*** Recorded data

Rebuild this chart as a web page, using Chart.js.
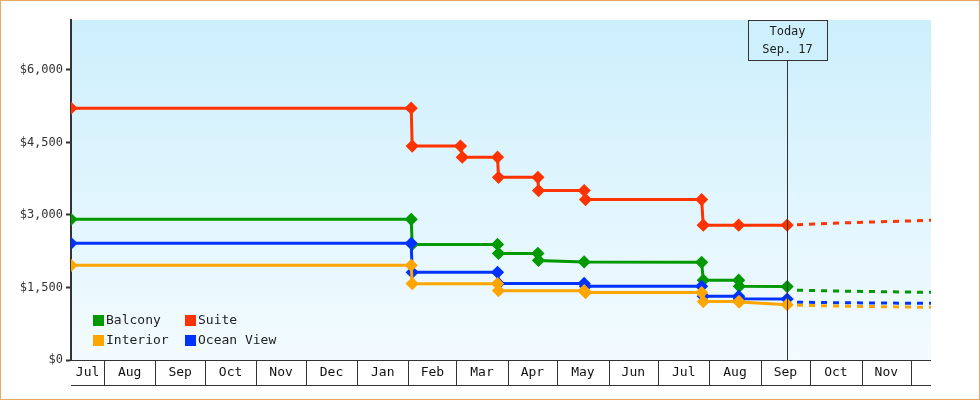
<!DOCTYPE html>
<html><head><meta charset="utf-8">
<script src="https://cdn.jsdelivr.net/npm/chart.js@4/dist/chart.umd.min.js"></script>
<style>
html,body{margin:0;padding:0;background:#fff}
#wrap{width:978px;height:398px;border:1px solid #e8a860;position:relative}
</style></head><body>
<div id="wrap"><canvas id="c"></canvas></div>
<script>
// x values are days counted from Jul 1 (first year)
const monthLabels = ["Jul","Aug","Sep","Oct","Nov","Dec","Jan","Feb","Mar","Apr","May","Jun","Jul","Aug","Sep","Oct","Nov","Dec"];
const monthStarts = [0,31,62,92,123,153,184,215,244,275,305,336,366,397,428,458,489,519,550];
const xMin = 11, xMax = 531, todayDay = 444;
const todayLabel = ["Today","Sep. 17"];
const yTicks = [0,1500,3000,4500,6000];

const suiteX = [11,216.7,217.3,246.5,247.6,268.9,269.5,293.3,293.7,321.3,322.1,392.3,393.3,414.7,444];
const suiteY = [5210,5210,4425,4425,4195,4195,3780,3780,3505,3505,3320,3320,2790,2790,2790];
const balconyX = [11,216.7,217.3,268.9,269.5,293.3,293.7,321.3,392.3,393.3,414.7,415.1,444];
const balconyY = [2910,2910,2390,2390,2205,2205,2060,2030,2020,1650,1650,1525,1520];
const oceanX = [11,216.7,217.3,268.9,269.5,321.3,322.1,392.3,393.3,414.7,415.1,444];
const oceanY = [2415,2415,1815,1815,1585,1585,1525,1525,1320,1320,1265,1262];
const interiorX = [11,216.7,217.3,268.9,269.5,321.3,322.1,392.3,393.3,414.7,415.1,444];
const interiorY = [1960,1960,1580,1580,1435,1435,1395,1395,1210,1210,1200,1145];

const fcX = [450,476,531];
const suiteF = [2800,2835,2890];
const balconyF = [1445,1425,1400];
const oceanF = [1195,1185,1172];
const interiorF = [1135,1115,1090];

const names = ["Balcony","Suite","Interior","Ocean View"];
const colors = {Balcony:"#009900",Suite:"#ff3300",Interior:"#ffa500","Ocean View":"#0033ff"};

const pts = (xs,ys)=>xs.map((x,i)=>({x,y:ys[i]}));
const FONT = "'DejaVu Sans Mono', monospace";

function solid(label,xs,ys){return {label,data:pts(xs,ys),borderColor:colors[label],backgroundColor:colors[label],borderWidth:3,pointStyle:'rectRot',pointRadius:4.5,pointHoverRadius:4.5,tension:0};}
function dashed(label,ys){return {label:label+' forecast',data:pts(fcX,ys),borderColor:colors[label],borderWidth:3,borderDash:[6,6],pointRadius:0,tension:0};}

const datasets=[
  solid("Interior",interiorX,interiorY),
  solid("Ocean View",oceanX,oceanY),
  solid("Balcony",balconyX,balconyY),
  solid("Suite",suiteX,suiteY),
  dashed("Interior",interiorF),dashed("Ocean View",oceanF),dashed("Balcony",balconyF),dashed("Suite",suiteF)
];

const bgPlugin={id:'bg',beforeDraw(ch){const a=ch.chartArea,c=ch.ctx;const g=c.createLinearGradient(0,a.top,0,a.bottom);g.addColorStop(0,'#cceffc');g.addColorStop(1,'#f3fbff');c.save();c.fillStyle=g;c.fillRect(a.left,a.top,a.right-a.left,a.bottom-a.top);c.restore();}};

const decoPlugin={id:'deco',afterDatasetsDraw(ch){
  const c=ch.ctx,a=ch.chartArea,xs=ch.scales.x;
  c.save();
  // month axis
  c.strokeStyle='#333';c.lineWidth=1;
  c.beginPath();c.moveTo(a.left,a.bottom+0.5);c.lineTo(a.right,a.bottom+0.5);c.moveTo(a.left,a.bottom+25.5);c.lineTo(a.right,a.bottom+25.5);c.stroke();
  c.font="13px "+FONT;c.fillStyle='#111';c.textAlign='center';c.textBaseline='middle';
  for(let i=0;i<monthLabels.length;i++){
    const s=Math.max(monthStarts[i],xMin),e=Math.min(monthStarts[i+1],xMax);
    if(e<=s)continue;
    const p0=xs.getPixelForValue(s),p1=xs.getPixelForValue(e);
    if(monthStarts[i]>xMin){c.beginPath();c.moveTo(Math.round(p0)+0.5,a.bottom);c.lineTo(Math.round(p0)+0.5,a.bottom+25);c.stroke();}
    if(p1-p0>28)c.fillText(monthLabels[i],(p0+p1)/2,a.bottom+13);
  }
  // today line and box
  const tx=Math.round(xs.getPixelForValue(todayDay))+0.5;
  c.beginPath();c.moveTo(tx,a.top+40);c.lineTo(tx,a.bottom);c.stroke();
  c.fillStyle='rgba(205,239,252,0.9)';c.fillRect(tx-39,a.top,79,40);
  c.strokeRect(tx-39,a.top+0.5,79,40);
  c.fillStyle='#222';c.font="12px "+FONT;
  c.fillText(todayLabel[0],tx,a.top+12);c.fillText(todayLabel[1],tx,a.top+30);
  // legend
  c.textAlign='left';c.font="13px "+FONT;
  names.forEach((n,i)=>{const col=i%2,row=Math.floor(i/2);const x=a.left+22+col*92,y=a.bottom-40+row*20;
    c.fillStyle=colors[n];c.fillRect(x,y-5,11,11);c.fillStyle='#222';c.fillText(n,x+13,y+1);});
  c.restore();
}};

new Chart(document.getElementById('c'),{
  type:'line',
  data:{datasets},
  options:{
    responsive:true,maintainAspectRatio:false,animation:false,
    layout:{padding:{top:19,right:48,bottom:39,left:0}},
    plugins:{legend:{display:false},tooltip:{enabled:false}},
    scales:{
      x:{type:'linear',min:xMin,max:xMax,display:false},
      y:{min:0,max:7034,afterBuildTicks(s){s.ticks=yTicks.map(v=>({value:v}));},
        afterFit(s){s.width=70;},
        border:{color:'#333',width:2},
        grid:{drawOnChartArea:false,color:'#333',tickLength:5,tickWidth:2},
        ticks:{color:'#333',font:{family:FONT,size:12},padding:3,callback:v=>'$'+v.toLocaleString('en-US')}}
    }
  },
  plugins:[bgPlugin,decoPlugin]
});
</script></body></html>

******

● **Task details**: Go through the listing above and quote it exactly, apart from its images.

● **Result below**:
Rebuild this chart as a web page, using Chart.js.
<!DOCTYPE html>
<html><head><meta charset="utf-8">
<script src="https://cdn.jsdelivr.net/npm/chart.js@4/dist/chart.umd.min.js"></script>
<style>
html,body{margin:0;padding:0;background:#fff}
#wrap{width:978px;height:398px;border:1px solid #e8a860;position:relative}
</style></head><body>
<div id="wrap"><canvas id="c"></canvas></div>
<script>
// x values are days counted from Jul 1 (first year)
const monthLabels = ["Jul","Aug","Sep","Oct","Nov","Dec","Jan","Feb","Mar","Apr","May","Jun","Jul","Aug","Sep","Oct","Nov","Dec"];
const monthStarts = [0,31,62,92,123,153,184,215,244,275,305,336,366,397,428,458,489,519,550];
const xMin = 11, xMax = 531, todayDay = 444;
const todayLabel = ["Today","Sep. 17"];
const yTicks = [0,1500,3000,4500,6000];

const suiteX = [11,216.7,217.3,246.5,247.6,268.9,269.5,293.3,293.7,321.3,322.1,392.3,393.3,414.7,444];
const suiteY = [5210,5210,4425,4425,4195,4195,3780,3780,3505,3505,3320,3320,2790,2790,2790];
const balconyX = [11,216.7,217.3,268.9,269.5,293.3,293.7,321.3,392.3,393.3,414.7,415.1,444];
const balconyY = [2910,2910,2390,2390,2205,2205,2060,2030,2020,1650,1650,1525,1520];
const oceanX = [11,216.7,217.3,268.9,269.5,321.3,322.1,392.3,393.3,414.7,415.1,444];
const oceanY = [2415,2415,1815,1815,1585,1585,1525,1525,1320,1320,1265,1262];
const interiorX = [11,216.7,217.3,268.9,269.5,321.3,322.1,392.3,393.3,414.7,415.1,444];
const interiorY = [1960,1960,1580,1580,1435,1435,1395,1395,1210,1210,1200,1145];

const fcX = [450,476,531];
const suiteF = [2800,2835,2890];
const balconyF = [1445,1425,1400];
const oceanF = [1195,1185,1172];
const interiorF = [1135,1115,1090];

const names = ["Balcony","Suite","Interior","Ocean View"];
const colors = {Balcony:"#009900",Suite:"#ff3300",Interior:"#ffa500","Ocean View":"#0033ff"};

const pts = (xs,ys)=>xs.map((x,i)=>({x,y:ys[i]}));
const FONT = "'DejaVu Sans Mono', monospace";

function solid(label,xs,ys){return {label,data:pts(xs,ys),borderColor:colors[label],backgroundColor:colors[label],borderWidth:3,pointStyle:'rectRot',pointRadius:4.5,pointHoverRadius:4.5,tension:0};}
function dashed(label,ys){return {label:label+' forecast',data:pts(fcX,ys),borderColor:colors[label],borderWidth:3,borderDash:[6,6],pointRadius:0,tension:0};}

const datasets=[
  solid("Interior",interiorX,interiorY),
  solid("Ocean View",oceanX,oceanY),
  solid("Balcony",balconyX,balconyY),
  solid("Suite",suiteX,suiteY),
  dashed("Interior",interiorF),dashed("Ocean View",oceanF),dashed("Balcony",balconyF),dashed("Suite",suiteF)
];

const bgPlugin={id:'bg',beforeDraw(ch){const a=ch.chartArea,c=ch.ctx;const g=c.createLinearGradient(0,a.top,0,a.bottom);g.addColorStop(0,'#cceffc');g.addColorStop(1,'#f3fbff');c.save();c.fillStyle=g;c.fillRect(a.left,a.top,a.right-a.left,a.bottom-a.top);c.restore();}};

const decoPlugin={id:'deco',afterDatasetsDraw(ch){
  const c=ch.ctx,a=ch.chartArea,xs=ch.scales.x;
  c.save();
  // month axis
  c.strokeStyle='#333';c.lineWidth=1;
  c.beginPath();c.moveTo(a.left,a.bottom+0.5);c.lineTo(a.right,a.bottom+0.5);c.moveTo(a.left,a.bottom+25.5);c.lineTo(a.right,a.bottom+25.5);c.stroke();
  c.font="13px "+FONT;c.fillStyle='#111';c.textAlign='center';c.textBaseline='middle';
  for(let i=0;i<monthLabels.length;i++){
    const s=Math.max(monthStarts[i],xMin),e=Math.min(monthStarts[i+1],xMax);
    if(e<=s)continue;
    const p0=xs.getPixelForValue(s),p1=xs.getPixelForValue(e);
    if(monthStarts[i]>xMin){c.beginPath();c.moveTo(Math.round(p0)+0.5,a.bottom);c.lineTo(Math.round(p0)+0.5,a.bottom+25);c.stroke();}
    if(p1-p0>28)c.fillText(monthLabels[i],(p0+p1)/2,a.bottom+13);
  }
  // today line and box
  const tx=Math.round(xs.getPixelForValue(todayDay))+0.5;
  c.beginPath();c.moveTo(tx,a.top+40);c.lineTo(tx,a.bottom);c.stroke();
  c.fillStyle='rgba(205,239,252,0.9)';c.fillRect(tx-39,a.top,79,40);
  c.strokeRect(tx-39,a.top+0.5,79,40);
  c.fillStyle='#222';c.font="12px "+FONT;
  c.fillText(todayLabel[0],tx,a.top+12);c.fillText(todayLabel[1],tx,a.top+30);
  // legend
  c.textAlign='left';c.font="13px "+FONT;
  names.forEach((n,i)=>{const col=i%2,row=Math.floor(i/2);const x=a.left+22+col*92,y=a.bottom-40+row*20;
    c.fillStyle=colors[n];c.fillRect(x,y-5,11,11);c.fillStyle='#222';c.fillText(n,x+13,y+1);});
  c.restore();
}};

new Chart(document.getElementById('c'),{
  type:'line',
  data:{datasets},
  options:{
    responsive:true,maintainAspectRatio:false,animation:false,
    layout:{padding:{top:19,right:48,bottom:39,left:0}},
    plugins:{legend:{display:false},tooltip:{enabled:false}},
    scales:{
      x:{type:'linear',min:xMin,max:xMax,display:false},
      y:{min:0,max:7034,afterBuildTicks(s){s.ticks=yTicks.map(v=>({value:v}));},
        afterFit(s){s.width=70;},
        border:{color:'#333',width:2},
        grid:{drawOnChartArea:false,color:'#333',tickLength:5,tickWidth:2},
        ticks:{color:'#333',font:{family:FONT,size:12},padding:3,callback:v=>'$'+v.toLocaleString('en-US')}}
    }
  },
  plugins:[bgPlugin,decoPlugin]
});
</script></body></html>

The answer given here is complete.